Sunday, December 25, 2005

Birth to Death

I always wanted to play Mary in the Sunday School plays, but never was chosen. I wasn't the Mary type, if there is such thing as one. I didn't have smooth dark hair or rosy cheeks. My roles were as shepherd, angel (don't laugh at that one), sometimes soloist. My years of being young enough to be Mary are long past, so I'll have to let that go.
The picture of the manger scene is always so beautifully portrayed at church and in nativity scenes. And why not? His birth is so miraculous and beautiful. But in the real life raw environment, I think it was anything but lovely.
I haven't been around alot of stables, but the farms I have been on have smelled like a pungent mixture of sweet, fermented hay, animal sweat, and dung.
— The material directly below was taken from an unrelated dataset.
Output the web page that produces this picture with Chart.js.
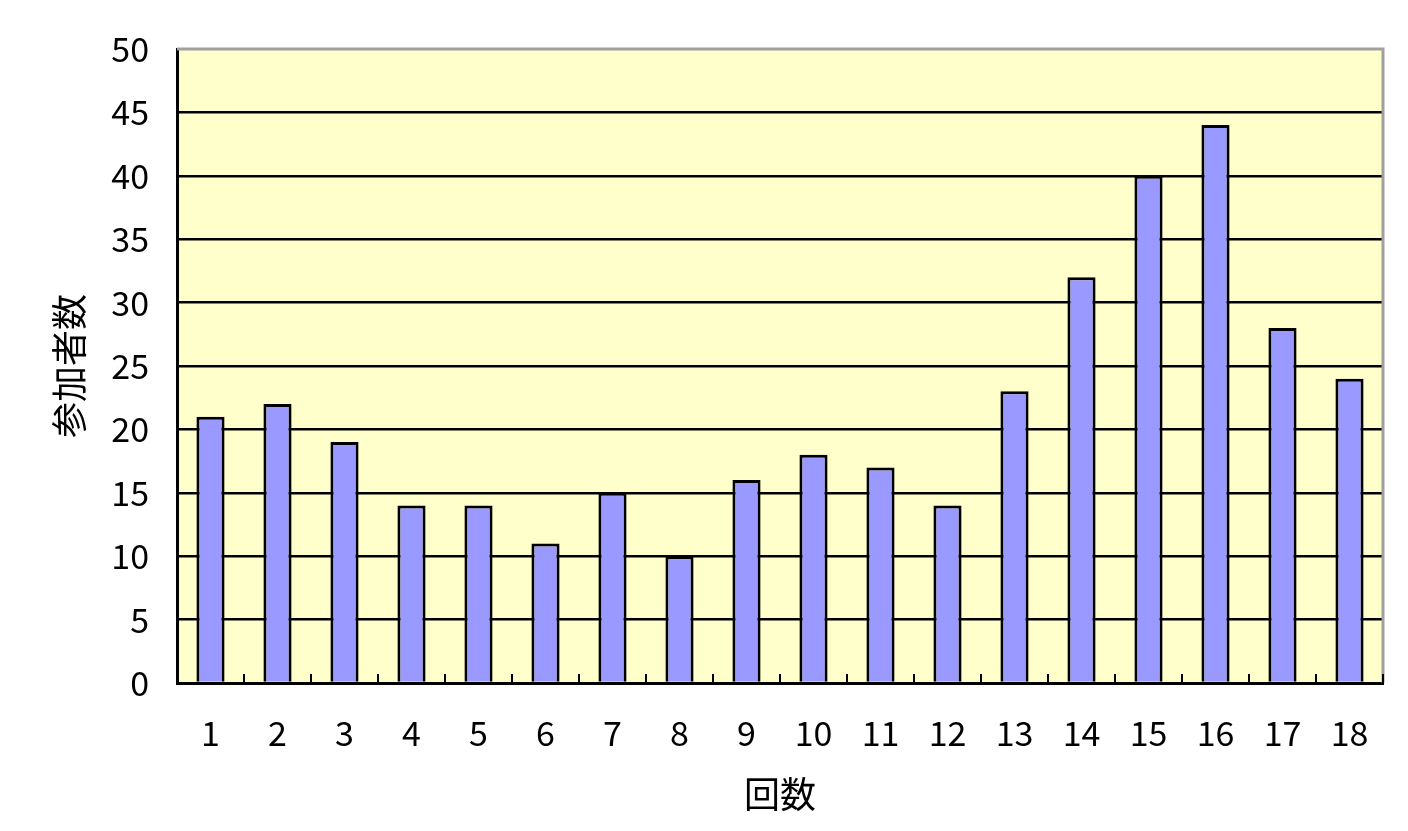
<!DOCTYPE html>
<html>
<head>
<meta charset="utf-8">
<script src="https://cdn.jsdelivr.net/npm/chart.js@4/dist/chart.umd.min.js"></script>
<style>
  html, body { margin: 0; padding: 0; background: #fff; }
  #wrap { width: 1408px; height: 831px; }
</style>
</head>
<body>
<div id="wrap"><canvas id="sankaChart" width="1408" height="831"></canvas></div>
<script>
const rounds = ['1','2','3','4','5','6','7','8','9','10','11','12','13','14','15','16','17','18'];
const participants = [21, 22, 19, 14, 14, 11, 15, 10, 16, 18, 17, 14, 23, 32, 40, 44, 28, 24];
const yTitle = '参加者数';
const xTitle = '回数';

const font = '"Noto Sans CJK JP", "Liberation Sans", sans-serif';

// plot frame: grey top/right, inward tick marks between categories
const framePlugin = {
  id: 'frame',
  beforeDraw(chart) {
    const a = chart.chartArea, ctx = chart.ctx;
    ctx.save();
    ctx.fillStyle = '#FFFFCC';
    ctx.fillRect(a.left, a.top, a.right - a.left, a.bottom - a.top);
    ctx.restore();
  },
  afterDraw(chart) {
    const a = chart.chartArea, ctx = chart.ctx;
    const x = chart.scales.x;
    ctx.save();
    ctx.strokeStyle = '#A0A0A0';
    ctx.lineWidth = 3;
    ctx.beginPath();
    ctx.moveTo(a.left, a.top);
    ctx.lineTo(a.right, a.top);
    ctx.lineTo(a.right, a.bottom);
    ctx.stroke();
    ctx.strokeStyle = '#000';
    ctx.lineWidth = 2;
    const step = x.width / rounds.length;
    ctx.beginPath();
    for (let i = 1; i <= rounds.length; i++) {
      const px = Math.round(x.left + i * step);
      ctx.moveTo(px, a.bottom);
      ctx.lineTo(px, a.bottom - 9);
    }
    ctx.stroke();
    ctx.restore();
  }
};

new Chart(document.getElementById('sankaChart').getContext('2d'), {
  type: 'bar',
  data: {
    labels: rounds,
    datasets: [{
      label: yTitle,
      data: participants,
      backgroundColor: '#9999FF',
      borderColor: '#000',
      borderWidth: 3,
      categoryPercentage: 0.42,
      barPercentage: 1.0
    }]
  },
  options: {
    responsive: false,
    animation: false,
    layout: { padding: { top: 49, right: 25, left: 0, bottom: 0 } },
    plugins: {
      legend: { display: false },
      tooltip: { enabled: false }
    },
    scales: {
      x: {
        grid: { display: false, drawTicks: false },
        border: { color: '#000', width: 3 },
        ticks: { color: '#000', font: { family: font, size: 34 }, padding: 30, maxRotation: 0 },
        title: { display: true, text: xTitle, color: '#000', font: { family: font, size: 36 }, padding: { top: 10, bottom: 15 } },
        afterFit(s) { s.height = 148; }
      },
      y: {
        min: 0,
        max: 50,
        ticks: { stepSize: 5, color: '#000', font: { family: font, size: 34 }, padding: 28 },
        grid: {
          drawTicks: false,
          lineWidth: 2.5,
          color: (c) => (c.tick && c.tick.value === 50 ? 'rgba(0,0,0,0)' : '#000')
        },
        border: { color: '#000', width: 3 },
        title: { display: true, text: yTitle, color: '#000', font: { family: font, size: 36 }, padding: { top: 48, bottom: 0 } },
        afterFit(s) { s.width = 177; }
      }
    }
  },
  plugins: [framePlugin]
});
</script>
</body>
</html>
To the real farm lover that might be a wonderful smell, but not to most of us. We know he was of lowly birth and the story about being no room in the inn. We picture a simple stable in a cave, where the animals were quieted and calmed by his birth while harps played. In reality, if Bethlehem was overcrowded it stands to reason that so was the stable. Too many horses and donkeys from the travellers. Lots of cows and sheep for food and clothing. After all, there would be a financial glut to be gained from all the foreigners coming home. Perhaps "no room" almost applied to the stable as well.
So, I picture this baby being born to an unwed couple, the "father" of a common profession that wouldn't earn much money. The couple young in age and relationship. Tired. Painful, sweaty childbirth with all the mucous and blood and afterbirth that accompanies it. Not a pretty picture, but miraculous in that God chose such "normalcy" through which to bring redemption.
Fast forward to Jesus' death. Betrayal, a scathing trial, disfiguring beatings, torture to the cessation of life, while between two low lifes. Killed with a method used for society's cast-outs. No money for a proper tomb - someone looked after that for him.
It seems he died the way he was born. Immersed in the muck and mire of earth and His creation. Not as pretty as we imagine it to be. But we make things to fit the season and our inability to handle that kind of life. We lose some of the significance but we can't deal with the full reality. It's too far removed from what we experience in our country and generation.
There is beauty too in his birth and death. But it wasn't in physicality. It was in love and redemption. The ugliness of His earthly reality has made deeper the beauty of the sacrifice, from beginning to end.